WORK TO BE COMPLETED: Pull out exactly the lines from the line containing "Emit a component" to the line containing "const yTicks = [0, 500, 1000, 1500, 2000, 2500, 3000, 3500];", both lines included, with pictures removed from the copy.

DATA FOR THE TASK:
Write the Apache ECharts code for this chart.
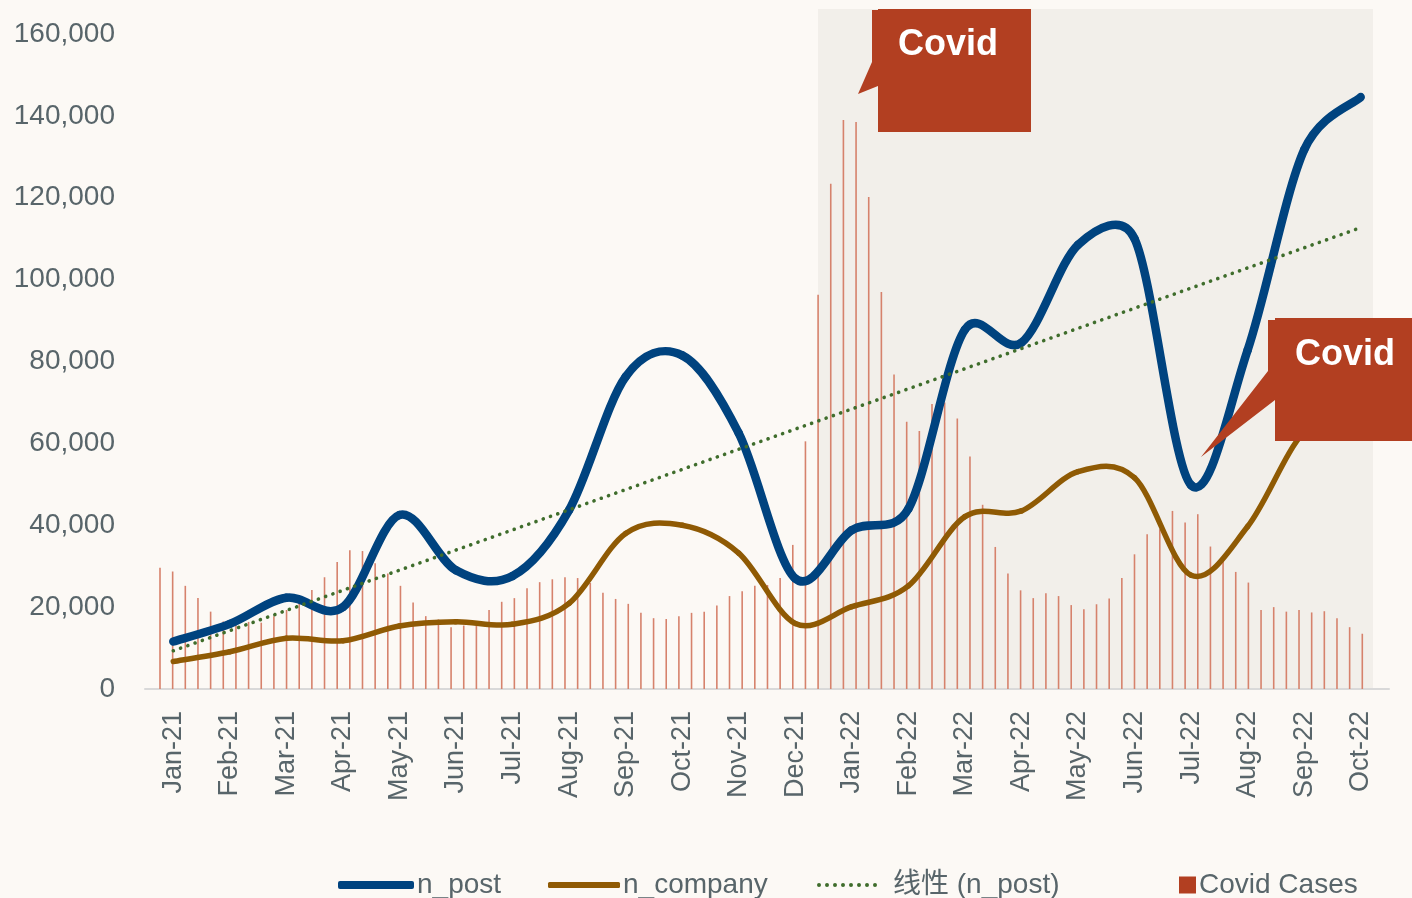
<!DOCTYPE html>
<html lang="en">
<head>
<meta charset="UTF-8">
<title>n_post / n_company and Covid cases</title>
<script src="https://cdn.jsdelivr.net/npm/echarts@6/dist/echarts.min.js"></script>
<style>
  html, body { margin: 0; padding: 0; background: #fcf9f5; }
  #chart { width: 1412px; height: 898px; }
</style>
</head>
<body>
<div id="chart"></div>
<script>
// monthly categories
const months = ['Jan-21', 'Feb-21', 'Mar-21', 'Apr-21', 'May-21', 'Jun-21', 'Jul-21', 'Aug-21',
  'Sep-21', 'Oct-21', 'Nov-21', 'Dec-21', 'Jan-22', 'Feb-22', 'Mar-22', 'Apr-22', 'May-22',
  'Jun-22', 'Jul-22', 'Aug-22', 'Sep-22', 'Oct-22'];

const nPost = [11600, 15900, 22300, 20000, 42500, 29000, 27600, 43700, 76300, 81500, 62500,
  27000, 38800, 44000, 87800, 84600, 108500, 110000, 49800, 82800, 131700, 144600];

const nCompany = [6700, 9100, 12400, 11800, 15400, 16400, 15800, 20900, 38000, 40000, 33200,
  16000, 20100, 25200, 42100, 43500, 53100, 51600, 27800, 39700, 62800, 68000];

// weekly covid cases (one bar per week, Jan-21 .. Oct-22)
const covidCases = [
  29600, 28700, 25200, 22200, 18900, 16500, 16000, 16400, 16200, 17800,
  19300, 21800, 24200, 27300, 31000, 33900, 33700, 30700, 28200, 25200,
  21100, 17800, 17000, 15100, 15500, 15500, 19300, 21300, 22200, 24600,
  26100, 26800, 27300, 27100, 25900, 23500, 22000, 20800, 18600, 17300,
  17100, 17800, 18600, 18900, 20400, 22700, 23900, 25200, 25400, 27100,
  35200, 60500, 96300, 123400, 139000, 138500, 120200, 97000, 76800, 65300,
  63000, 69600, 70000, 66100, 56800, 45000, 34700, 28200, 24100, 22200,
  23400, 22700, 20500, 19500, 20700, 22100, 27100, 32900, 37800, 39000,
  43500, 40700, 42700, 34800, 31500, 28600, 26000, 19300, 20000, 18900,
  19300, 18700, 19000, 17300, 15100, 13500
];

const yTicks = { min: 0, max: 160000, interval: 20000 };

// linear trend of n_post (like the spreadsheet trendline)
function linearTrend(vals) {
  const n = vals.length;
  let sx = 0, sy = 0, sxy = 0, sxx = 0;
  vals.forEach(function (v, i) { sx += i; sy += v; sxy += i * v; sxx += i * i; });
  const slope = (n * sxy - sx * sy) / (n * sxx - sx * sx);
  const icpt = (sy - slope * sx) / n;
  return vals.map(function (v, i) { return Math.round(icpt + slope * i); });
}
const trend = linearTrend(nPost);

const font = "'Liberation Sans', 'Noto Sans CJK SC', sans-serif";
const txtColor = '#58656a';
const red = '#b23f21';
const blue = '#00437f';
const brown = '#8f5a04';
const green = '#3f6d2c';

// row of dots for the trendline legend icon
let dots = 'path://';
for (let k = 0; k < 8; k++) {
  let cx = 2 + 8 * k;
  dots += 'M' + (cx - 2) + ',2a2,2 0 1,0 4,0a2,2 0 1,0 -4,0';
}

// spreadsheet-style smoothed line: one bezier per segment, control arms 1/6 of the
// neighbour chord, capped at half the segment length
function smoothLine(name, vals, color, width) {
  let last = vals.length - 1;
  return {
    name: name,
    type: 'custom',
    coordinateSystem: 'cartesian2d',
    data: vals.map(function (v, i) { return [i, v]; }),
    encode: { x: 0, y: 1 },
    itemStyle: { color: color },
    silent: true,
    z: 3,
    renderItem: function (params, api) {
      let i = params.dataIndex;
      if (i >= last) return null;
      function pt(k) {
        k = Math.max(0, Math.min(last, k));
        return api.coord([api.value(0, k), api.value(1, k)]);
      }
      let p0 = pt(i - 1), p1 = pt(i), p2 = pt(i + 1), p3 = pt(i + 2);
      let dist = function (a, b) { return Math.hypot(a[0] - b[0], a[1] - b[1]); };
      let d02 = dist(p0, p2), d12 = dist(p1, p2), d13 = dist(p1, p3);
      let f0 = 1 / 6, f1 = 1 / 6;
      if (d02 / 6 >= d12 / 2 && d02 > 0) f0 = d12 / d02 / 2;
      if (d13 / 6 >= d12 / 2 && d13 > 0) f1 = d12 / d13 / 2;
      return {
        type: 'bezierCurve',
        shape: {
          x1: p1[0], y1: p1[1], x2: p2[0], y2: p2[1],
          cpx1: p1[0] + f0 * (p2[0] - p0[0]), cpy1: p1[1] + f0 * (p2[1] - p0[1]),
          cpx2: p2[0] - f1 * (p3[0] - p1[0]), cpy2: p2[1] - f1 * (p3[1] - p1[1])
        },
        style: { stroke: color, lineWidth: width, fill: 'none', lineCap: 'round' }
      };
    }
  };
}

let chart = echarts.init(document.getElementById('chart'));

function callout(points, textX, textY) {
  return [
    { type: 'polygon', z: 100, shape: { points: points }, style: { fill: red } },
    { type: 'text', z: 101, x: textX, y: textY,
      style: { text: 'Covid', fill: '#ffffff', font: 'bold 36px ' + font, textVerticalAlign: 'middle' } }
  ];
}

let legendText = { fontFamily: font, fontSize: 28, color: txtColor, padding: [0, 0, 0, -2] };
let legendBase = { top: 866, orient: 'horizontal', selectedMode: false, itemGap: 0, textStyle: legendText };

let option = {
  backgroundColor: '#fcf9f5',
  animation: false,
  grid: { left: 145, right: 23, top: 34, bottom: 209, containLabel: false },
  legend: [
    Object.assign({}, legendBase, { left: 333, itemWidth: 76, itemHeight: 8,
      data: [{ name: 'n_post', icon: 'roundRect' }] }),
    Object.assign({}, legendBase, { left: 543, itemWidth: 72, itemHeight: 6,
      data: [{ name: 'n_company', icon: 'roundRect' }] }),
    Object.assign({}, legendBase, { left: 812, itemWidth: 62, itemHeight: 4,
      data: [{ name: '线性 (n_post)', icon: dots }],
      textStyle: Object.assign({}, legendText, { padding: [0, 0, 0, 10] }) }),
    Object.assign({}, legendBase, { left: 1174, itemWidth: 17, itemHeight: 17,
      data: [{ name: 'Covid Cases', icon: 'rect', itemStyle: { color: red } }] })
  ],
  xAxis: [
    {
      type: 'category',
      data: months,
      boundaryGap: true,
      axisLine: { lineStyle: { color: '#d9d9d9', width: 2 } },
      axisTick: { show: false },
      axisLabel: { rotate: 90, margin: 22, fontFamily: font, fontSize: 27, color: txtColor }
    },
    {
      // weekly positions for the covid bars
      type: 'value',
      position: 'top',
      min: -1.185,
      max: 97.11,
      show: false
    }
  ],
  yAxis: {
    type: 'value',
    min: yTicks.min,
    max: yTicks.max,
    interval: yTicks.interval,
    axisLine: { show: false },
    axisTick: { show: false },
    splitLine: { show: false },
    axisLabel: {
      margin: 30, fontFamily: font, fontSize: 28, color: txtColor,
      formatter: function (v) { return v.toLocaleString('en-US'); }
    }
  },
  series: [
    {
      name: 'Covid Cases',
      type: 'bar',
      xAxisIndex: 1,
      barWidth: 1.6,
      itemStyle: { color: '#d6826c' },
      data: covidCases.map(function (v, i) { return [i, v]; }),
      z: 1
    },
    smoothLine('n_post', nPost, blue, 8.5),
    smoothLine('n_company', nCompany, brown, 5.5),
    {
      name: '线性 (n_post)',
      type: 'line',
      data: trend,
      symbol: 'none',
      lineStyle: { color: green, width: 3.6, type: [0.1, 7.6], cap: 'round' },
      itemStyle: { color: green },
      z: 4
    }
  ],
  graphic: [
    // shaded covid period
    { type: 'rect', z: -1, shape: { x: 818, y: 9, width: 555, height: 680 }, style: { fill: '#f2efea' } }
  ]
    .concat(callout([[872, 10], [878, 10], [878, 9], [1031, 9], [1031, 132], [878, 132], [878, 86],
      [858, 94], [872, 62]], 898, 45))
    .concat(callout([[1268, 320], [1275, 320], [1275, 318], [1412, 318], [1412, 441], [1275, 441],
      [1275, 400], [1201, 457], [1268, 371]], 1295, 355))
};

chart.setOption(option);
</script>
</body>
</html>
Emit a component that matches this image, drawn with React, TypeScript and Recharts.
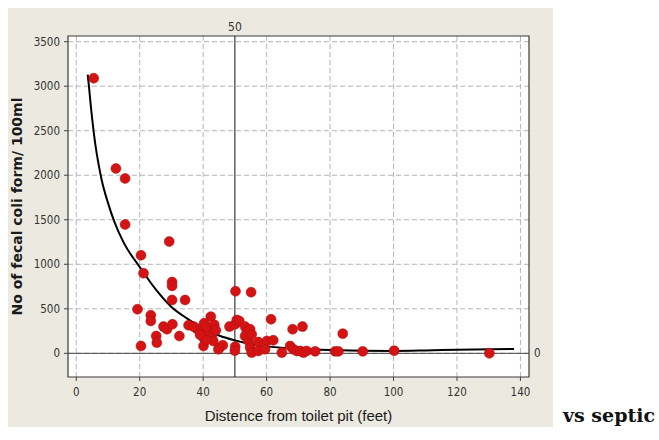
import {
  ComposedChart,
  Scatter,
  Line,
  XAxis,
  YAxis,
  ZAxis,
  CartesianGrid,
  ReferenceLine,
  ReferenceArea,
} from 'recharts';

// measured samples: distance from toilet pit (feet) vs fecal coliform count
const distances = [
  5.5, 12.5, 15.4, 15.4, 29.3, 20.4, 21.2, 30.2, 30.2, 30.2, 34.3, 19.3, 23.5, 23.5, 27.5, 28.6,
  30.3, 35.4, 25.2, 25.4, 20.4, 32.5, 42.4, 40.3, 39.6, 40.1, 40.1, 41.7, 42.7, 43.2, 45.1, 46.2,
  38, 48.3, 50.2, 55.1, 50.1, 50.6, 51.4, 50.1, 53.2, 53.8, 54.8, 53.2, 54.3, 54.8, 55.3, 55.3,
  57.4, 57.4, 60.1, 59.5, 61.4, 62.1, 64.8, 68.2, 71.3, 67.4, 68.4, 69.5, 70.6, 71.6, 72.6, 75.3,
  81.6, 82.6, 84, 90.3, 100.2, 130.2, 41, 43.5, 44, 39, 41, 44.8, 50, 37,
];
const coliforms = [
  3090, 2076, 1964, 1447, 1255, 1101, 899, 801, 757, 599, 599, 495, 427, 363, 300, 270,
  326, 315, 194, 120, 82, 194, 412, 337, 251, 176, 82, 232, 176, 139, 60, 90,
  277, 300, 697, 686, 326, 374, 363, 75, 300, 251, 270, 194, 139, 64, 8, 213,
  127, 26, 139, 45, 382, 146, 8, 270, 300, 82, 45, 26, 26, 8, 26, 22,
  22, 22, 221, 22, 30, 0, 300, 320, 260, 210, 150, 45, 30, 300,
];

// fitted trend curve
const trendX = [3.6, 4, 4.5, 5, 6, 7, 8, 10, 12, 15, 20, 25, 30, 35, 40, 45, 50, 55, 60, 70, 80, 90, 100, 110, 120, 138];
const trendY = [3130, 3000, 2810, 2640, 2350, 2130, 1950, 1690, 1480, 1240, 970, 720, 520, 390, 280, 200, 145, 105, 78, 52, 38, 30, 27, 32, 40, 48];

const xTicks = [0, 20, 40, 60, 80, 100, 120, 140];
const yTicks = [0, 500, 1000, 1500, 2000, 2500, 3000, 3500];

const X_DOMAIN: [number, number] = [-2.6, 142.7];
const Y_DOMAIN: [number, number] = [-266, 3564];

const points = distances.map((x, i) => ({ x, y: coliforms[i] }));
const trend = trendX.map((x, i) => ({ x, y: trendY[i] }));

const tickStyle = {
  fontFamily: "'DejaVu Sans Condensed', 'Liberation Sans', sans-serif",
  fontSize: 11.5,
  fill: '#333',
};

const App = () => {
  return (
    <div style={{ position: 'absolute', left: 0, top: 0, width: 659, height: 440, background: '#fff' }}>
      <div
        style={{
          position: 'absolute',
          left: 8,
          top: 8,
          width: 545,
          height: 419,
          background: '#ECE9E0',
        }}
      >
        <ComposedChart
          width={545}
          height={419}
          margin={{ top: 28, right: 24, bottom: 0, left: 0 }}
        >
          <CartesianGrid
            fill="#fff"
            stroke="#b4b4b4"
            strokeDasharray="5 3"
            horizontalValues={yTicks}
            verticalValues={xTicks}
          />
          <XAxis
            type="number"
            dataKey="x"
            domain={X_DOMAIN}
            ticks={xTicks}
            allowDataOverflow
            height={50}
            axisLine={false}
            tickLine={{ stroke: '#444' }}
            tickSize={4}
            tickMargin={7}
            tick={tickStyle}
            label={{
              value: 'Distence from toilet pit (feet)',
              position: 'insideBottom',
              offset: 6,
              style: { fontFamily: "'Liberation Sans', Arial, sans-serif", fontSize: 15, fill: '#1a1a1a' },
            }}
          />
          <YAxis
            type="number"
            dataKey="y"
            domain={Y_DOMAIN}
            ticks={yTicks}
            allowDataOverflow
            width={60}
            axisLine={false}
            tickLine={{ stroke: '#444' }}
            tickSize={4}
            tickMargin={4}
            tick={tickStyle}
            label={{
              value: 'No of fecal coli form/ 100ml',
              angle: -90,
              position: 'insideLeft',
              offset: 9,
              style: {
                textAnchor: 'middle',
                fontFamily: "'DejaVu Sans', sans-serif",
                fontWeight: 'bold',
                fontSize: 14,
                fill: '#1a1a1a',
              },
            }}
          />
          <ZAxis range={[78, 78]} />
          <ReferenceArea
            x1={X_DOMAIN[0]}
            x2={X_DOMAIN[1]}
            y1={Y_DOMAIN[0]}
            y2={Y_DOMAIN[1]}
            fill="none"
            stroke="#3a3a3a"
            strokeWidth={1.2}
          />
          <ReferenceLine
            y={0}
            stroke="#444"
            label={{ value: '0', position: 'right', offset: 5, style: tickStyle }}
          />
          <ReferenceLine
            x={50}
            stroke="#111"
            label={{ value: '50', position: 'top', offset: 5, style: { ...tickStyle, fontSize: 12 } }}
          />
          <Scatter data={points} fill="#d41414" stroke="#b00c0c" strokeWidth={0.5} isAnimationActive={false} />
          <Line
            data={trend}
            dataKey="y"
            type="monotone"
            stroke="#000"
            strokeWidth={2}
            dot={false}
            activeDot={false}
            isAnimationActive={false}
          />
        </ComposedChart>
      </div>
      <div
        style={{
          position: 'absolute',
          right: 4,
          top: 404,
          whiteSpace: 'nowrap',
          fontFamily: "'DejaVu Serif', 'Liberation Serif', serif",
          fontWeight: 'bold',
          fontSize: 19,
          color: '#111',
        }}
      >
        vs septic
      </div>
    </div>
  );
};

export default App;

REPLY:
Emit a component that matches this image, drawn with React, TypeScript and Recharts.
import {
  ComposedChart,
  Scatter,
  Line,
  XAxis,
  YAxis,
  ZAxis,
  CartesianGrid,
  ReferenceLine,
  ReferenceArea,
} from 'recharts';

// measured samples: distance from toilet pit (feet) vs fecal coliform count
const distances = [
  5.5, 12.5, 15.4, 15.4, 29.3, 20.4, 21.2, 30.2, 30.2, 30.2, 34.3, 19.3, 23.5, 23.5, 27.5, 28.6,
  30.3, 35.4, 25.2, 25.4, 20.4, 32.5, 42.4, 40.3, 39.6, 40.1, 40.1, 41.7, 42.7, 43.2, 45.1, 46.2,
  38, 48.3, 50.2, 55.1, 50.1, 50.6, 51.4, 50.1, 53.2, 53.8, 54.8, 53.2, 54.3, 54.8, 55.3, 55.3,
  57.4, 57.4, 60.1, 59.5, 61.4, 62.1, 64.8, 68.2, 71.3, 67.4, 68.4, 69.5, 70.6, 71.6, 72.6, 75.3,
  81.6, 82.6, 84, 90.3, 100.2, 130.2, 41, 43.5, 44, 39, 41, 44.8, 50, 37,
];
const coliforms = [
  3090, 2076, 1964, 1447, 1255, 1101, 899, 801, 757, 599, 599, 495, 427, 363, 300, 270,
  326, 315, 194, 120, 82, 194, 412, 337, 251, 176, 82, 232, 176, 139, 60, 90,
  277, 300, 697, 686, 326, 374, 363, 75, 300, 251, 270, 194, 139, 64, 8, 213,
  127, 26, 139, 45, 382, 146, 8, 270, 300, 82, 45, 26, 26, 8, 26, 22,
  22, 22, 221, 22, 30, 0, 300, 320, 260, 210, 150, 45, 30, 300,
];

// fitted trend curve
const trendX = [3.6, 4, 4.5, 5, 6, 7, 8, 10, 12, 15, 20, 25, 30, 35, 40, 45, 50, 55, 60, 70, 80, 90, 100, 110, 120, 138];
const trendY = [3130, 3000, 2810, 2640, 2350, 2130, 1950, 1690, 1480, 1240, 970, 720, 520, 390, 280, 200, 145, 105, 78, 52, 38, 30, 27, 32, 40, 48];

const xTicks = [0, 20, 40, 60, 80, 100, 120, 140];
const yTicks = [0, 500, 1000, 1500, 2000, 2500, 3000, 3500];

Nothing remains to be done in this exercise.